• **WRITTEN TASK**
List all lines in the material below that contain "Python".
::::
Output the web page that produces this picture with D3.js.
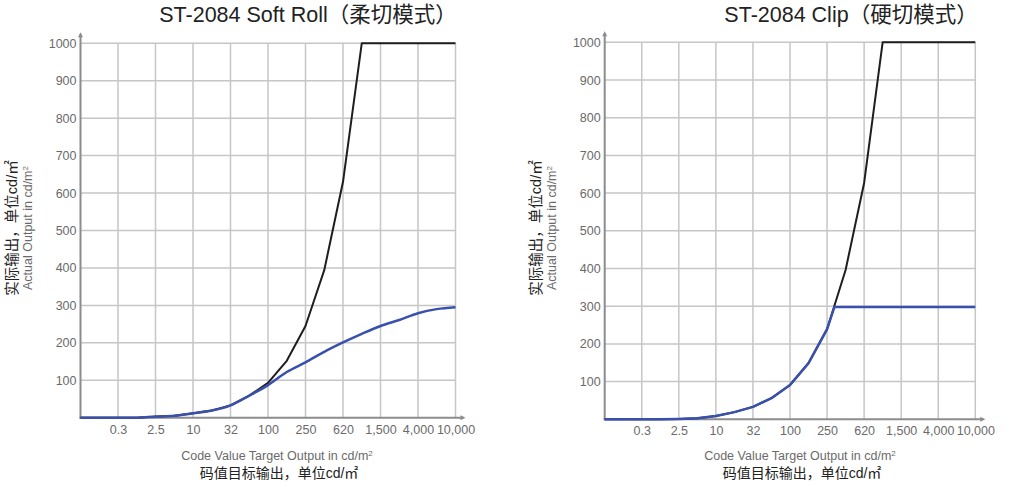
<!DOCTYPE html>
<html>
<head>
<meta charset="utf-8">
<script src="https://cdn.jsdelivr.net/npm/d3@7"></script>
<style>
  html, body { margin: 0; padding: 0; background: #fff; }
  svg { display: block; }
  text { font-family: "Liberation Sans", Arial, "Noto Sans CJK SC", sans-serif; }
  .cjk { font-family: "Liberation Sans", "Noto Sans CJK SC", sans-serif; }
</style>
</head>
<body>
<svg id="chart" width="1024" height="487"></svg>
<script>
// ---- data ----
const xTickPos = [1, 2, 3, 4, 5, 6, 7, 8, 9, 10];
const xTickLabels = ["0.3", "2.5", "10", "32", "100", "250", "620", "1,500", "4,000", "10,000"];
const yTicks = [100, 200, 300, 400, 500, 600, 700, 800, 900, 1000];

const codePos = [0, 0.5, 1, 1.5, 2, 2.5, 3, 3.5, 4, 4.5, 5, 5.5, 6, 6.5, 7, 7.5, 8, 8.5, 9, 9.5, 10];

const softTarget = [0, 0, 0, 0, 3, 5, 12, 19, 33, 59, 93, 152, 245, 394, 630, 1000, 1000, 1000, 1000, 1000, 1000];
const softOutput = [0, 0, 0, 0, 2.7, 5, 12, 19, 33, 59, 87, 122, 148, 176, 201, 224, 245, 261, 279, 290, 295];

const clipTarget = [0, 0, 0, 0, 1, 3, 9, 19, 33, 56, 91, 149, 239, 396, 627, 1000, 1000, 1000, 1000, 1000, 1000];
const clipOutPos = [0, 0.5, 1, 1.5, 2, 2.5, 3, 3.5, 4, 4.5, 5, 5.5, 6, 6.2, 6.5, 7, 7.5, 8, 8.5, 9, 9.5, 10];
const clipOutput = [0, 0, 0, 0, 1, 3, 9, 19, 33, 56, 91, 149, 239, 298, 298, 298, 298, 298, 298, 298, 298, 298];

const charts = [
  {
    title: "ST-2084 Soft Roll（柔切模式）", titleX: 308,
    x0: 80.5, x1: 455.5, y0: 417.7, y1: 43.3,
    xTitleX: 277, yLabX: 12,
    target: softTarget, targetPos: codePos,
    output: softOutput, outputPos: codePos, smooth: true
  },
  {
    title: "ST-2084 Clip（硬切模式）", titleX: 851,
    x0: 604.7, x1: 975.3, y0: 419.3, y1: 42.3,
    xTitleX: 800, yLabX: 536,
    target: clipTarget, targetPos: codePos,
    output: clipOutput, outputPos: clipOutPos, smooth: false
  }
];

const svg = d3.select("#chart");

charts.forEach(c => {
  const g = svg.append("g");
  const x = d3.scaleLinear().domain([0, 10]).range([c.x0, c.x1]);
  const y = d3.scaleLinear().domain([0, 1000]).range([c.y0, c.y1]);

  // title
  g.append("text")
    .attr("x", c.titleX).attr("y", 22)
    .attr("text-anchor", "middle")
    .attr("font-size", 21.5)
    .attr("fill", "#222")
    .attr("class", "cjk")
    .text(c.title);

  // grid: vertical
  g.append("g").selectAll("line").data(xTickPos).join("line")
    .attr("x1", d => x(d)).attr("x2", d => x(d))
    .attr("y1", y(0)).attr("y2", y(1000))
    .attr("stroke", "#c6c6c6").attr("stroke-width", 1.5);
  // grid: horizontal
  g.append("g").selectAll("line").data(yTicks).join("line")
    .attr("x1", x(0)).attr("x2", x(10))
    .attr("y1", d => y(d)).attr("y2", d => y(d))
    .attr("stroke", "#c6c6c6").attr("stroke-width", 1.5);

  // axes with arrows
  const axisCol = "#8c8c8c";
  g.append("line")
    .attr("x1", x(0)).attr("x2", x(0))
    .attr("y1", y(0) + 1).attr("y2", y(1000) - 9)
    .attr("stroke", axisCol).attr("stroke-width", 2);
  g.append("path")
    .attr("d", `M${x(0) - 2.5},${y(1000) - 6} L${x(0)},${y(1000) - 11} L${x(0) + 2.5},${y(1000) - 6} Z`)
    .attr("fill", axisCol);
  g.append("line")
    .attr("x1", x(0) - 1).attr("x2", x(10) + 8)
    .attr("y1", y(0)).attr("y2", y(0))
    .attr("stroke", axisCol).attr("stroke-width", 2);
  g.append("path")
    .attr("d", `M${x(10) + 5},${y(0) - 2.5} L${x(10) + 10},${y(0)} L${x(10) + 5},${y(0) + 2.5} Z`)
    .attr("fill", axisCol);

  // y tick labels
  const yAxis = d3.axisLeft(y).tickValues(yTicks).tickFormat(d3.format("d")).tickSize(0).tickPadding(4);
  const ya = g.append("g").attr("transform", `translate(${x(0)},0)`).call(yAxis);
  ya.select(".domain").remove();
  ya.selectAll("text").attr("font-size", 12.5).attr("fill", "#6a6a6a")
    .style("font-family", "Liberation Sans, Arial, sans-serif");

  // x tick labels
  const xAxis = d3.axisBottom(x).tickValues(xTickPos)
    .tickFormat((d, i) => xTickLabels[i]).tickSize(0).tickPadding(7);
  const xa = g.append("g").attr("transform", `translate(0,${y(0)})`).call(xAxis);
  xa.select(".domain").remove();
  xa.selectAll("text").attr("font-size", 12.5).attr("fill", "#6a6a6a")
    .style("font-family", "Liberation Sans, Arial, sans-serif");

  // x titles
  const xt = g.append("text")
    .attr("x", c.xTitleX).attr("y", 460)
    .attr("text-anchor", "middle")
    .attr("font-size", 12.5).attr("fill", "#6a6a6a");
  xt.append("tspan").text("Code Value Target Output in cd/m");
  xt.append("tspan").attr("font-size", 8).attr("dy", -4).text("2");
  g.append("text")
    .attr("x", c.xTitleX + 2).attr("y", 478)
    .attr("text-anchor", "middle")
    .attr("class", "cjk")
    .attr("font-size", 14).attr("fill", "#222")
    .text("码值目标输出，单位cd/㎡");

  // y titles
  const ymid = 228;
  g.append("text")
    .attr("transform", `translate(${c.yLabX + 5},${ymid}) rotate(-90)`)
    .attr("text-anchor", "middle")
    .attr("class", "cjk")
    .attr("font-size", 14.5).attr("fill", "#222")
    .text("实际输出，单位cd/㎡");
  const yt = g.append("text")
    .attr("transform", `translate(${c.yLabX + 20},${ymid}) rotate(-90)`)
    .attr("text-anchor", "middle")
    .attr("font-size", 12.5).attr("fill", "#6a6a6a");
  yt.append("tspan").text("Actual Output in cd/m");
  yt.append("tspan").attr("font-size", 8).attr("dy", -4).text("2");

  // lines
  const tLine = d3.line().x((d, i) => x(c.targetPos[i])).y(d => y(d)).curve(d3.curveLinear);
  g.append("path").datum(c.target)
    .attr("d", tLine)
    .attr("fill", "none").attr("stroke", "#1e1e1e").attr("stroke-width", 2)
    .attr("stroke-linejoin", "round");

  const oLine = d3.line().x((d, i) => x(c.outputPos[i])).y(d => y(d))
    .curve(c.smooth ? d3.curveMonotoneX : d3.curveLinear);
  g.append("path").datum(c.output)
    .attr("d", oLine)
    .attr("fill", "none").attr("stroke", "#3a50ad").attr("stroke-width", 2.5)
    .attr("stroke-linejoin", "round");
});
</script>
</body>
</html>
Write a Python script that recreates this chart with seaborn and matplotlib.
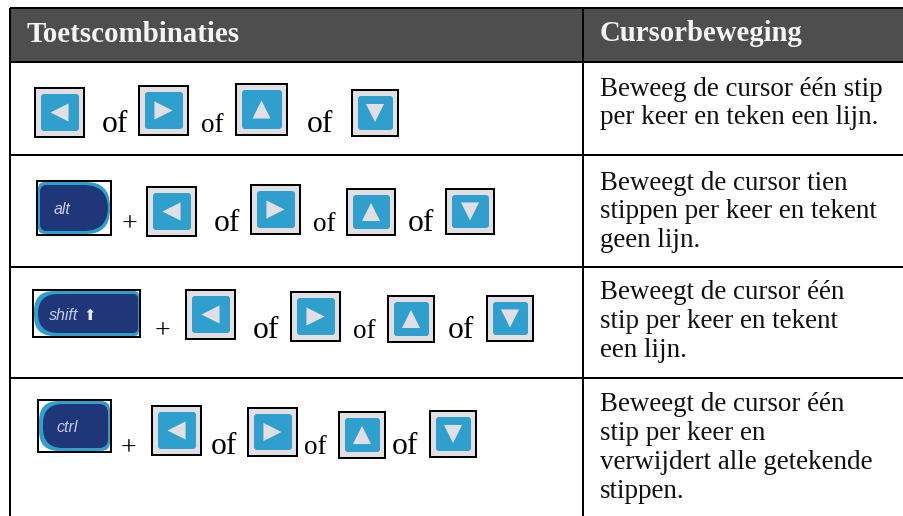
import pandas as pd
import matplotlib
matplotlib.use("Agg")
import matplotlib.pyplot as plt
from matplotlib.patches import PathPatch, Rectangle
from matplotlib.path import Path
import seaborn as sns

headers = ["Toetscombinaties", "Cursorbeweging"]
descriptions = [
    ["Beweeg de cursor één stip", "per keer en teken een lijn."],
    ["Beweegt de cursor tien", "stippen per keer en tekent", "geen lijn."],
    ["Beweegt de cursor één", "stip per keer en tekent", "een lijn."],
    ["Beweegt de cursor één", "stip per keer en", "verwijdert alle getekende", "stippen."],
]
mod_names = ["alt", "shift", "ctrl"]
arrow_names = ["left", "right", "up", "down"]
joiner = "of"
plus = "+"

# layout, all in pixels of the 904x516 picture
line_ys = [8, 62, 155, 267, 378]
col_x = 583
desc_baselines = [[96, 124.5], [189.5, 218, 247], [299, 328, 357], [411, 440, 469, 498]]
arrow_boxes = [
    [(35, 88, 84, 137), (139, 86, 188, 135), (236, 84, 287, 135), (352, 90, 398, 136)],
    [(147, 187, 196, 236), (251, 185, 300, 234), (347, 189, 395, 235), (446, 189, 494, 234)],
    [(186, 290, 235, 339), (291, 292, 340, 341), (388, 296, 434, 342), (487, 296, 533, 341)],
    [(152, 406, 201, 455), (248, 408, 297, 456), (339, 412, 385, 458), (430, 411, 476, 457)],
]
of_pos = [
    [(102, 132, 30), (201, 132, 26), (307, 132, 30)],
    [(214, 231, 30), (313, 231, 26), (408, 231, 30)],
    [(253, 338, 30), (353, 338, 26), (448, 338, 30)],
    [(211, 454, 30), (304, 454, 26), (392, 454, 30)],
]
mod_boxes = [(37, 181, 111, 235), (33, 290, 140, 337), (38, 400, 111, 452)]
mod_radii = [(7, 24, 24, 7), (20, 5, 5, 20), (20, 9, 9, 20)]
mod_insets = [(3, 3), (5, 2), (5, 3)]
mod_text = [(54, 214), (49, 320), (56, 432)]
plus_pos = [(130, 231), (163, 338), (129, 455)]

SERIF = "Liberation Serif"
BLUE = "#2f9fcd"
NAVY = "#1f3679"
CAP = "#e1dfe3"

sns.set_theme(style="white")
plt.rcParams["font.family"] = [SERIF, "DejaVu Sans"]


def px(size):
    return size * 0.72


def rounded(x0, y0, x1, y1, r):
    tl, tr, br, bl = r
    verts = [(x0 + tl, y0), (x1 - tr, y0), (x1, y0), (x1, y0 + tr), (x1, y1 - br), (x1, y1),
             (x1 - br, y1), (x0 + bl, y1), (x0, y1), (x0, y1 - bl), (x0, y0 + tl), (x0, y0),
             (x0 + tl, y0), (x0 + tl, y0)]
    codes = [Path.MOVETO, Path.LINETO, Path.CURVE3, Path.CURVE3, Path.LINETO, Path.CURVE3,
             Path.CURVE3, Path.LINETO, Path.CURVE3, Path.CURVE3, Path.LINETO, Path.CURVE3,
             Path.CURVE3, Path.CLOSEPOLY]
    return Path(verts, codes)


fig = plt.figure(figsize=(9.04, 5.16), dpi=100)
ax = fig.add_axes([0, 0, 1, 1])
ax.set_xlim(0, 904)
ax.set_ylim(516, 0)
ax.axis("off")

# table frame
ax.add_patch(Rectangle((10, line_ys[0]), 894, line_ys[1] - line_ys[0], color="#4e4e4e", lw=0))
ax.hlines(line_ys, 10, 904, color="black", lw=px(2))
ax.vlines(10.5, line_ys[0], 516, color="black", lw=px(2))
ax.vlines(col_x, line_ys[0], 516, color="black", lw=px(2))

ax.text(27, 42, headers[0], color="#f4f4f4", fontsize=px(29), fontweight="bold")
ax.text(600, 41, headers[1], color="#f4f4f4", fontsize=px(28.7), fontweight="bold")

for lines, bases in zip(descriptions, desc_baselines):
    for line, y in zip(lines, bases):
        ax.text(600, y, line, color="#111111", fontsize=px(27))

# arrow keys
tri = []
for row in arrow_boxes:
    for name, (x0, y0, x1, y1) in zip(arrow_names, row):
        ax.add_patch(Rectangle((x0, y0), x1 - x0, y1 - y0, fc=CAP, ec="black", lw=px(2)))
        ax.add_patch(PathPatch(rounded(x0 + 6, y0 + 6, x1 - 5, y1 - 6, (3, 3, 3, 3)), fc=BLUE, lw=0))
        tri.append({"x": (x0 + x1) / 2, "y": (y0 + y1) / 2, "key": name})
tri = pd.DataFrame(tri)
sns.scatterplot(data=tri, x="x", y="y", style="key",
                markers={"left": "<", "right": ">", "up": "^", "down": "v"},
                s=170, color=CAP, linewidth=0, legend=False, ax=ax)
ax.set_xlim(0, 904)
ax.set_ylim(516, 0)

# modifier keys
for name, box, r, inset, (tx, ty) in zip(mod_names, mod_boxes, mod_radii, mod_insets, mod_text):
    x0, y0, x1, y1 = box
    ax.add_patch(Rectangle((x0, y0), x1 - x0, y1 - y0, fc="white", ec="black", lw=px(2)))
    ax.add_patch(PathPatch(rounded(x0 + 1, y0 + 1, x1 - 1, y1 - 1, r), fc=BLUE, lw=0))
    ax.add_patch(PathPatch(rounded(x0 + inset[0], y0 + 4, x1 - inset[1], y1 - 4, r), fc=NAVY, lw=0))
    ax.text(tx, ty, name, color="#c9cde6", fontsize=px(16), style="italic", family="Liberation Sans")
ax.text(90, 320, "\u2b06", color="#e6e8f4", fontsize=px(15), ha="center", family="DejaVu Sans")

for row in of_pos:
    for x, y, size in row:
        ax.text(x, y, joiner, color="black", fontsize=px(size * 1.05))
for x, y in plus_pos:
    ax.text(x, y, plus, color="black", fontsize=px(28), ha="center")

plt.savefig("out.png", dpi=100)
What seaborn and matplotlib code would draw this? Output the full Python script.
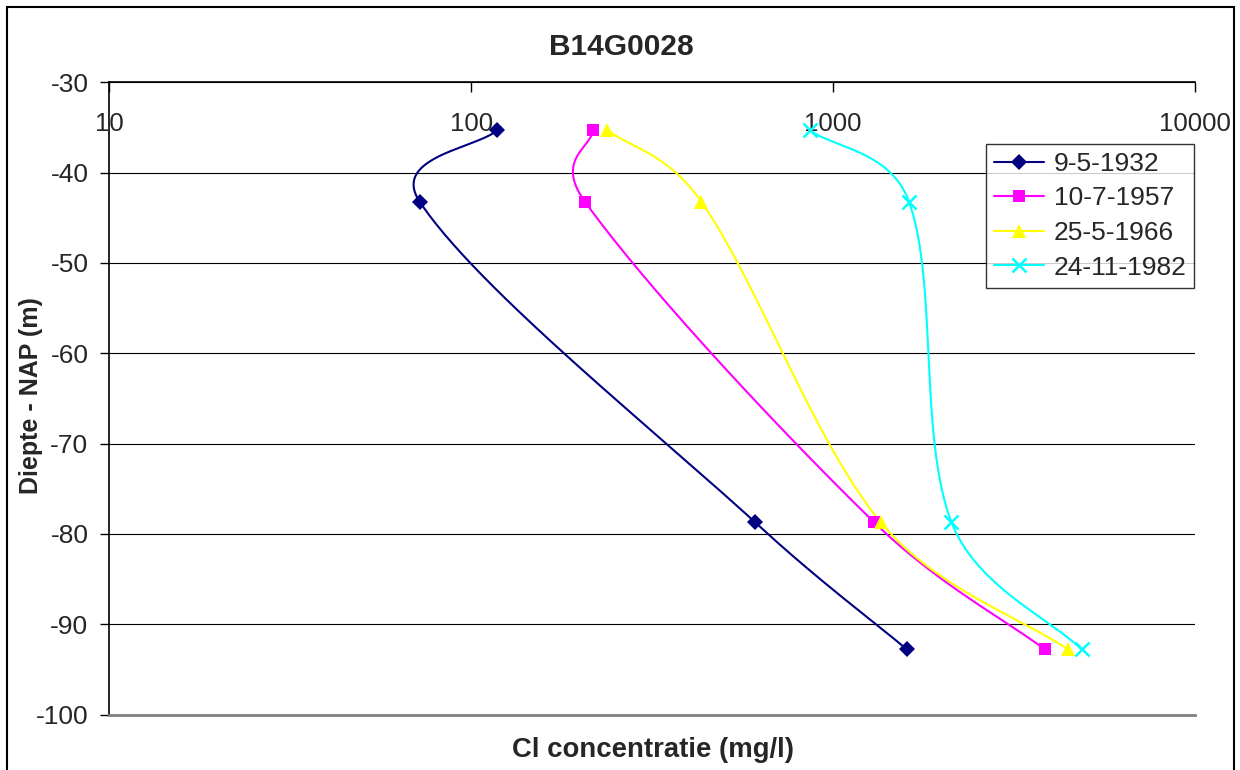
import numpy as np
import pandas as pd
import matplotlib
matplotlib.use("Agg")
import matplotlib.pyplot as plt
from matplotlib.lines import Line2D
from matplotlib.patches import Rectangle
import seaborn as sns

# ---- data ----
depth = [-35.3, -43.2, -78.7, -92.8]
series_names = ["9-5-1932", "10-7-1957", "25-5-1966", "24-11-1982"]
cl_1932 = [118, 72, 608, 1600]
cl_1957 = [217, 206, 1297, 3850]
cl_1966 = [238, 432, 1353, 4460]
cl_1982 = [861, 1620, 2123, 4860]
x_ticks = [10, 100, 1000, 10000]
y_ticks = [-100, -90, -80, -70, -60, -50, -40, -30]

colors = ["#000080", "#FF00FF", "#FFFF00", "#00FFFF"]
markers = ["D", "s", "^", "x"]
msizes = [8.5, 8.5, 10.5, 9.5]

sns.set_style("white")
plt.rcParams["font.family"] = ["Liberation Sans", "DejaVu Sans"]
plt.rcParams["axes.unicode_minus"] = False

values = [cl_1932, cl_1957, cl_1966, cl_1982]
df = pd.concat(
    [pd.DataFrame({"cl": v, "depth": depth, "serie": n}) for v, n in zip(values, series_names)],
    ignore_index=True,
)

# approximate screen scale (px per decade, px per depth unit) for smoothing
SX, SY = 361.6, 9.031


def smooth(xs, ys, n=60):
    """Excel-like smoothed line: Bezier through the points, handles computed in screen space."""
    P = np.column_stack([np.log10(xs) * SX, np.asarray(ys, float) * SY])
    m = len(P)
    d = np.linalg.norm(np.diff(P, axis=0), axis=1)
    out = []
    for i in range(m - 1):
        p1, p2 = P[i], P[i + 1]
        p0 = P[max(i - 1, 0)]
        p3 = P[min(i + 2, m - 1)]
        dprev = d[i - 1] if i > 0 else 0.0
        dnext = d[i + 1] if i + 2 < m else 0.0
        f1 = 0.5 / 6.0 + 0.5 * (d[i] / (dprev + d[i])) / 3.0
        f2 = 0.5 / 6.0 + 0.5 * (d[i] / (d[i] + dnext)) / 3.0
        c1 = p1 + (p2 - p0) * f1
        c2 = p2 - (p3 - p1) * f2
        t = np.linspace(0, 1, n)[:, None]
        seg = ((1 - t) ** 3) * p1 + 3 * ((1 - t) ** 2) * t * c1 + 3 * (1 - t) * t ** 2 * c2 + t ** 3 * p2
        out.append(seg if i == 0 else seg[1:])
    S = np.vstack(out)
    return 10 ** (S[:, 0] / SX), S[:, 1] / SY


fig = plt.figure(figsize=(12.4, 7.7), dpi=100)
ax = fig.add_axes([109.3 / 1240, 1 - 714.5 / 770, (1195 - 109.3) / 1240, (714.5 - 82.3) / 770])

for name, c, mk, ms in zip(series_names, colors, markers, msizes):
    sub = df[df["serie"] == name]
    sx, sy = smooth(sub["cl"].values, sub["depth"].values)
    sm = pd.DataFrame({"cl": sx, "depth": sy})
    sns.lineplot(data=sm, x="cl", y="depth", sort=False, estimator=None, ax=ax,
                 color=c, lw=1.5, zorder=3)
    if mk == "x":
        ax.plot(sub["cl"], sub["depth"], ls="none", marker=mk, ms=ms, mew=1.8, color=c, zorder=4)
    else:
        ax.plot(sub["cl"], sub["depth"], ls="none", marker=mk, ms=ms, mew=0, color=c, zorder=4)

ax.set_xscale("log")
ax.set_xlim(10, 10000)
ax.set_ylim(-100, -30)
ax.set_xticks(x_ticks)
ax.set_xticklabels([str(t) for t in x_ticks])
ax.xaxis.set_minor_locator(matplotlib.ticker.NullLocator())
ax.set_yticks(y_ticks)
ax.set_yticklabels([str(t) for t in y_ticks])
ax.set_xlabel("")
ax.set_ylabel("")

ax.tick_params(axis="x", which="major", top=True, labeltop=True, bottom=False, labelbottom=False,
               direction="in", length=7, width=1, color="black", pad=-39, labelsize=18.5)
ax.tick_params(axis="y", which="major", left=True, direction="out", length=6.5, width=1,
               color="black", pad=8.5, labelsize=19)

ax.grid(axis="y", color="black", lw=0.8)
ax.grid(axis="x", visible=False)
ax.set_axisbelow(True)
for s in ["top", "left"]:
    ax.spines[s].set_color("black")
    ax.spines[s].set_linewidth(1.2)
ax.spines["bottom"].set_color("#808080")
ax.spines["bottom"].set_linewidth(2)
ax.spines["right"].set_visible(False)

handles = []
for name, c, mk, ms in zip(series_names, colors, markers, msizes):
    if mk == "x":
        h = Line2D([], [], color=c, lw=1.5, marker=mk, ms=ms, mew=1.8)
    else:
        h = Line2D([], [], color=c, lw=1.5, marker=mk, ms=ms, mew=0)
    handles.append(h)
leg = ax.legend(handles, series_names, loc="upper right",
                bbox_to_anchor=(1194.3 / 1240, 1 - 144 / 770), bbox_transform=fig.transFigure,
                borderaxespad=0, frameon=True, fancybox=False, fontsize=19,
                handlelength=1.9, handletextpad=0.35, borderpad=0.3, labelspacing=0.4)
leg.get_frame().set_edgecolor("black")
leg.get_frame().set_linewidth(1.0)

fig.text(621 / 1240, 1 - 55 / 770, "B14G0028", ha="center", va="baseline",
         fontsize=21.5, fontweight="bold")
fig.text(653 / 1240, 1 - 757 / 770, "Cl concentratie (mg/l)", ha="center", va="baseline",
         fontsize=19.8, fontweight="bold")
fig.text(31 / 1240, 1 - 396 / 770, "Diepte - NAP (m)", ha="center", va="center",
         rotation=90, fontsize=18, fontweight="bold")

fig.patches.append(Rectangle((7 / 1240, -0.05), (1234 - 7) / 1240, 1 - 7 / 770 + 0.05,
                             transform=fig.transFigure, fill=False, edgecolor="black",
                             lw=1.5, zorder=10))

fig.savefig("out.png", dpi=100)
::::
• **FINAL RESULT**
Write a Python script that recreates this chart with seaborn and matplotlib.
What seaborn and matplotlib code would draw this? Output the full Python script.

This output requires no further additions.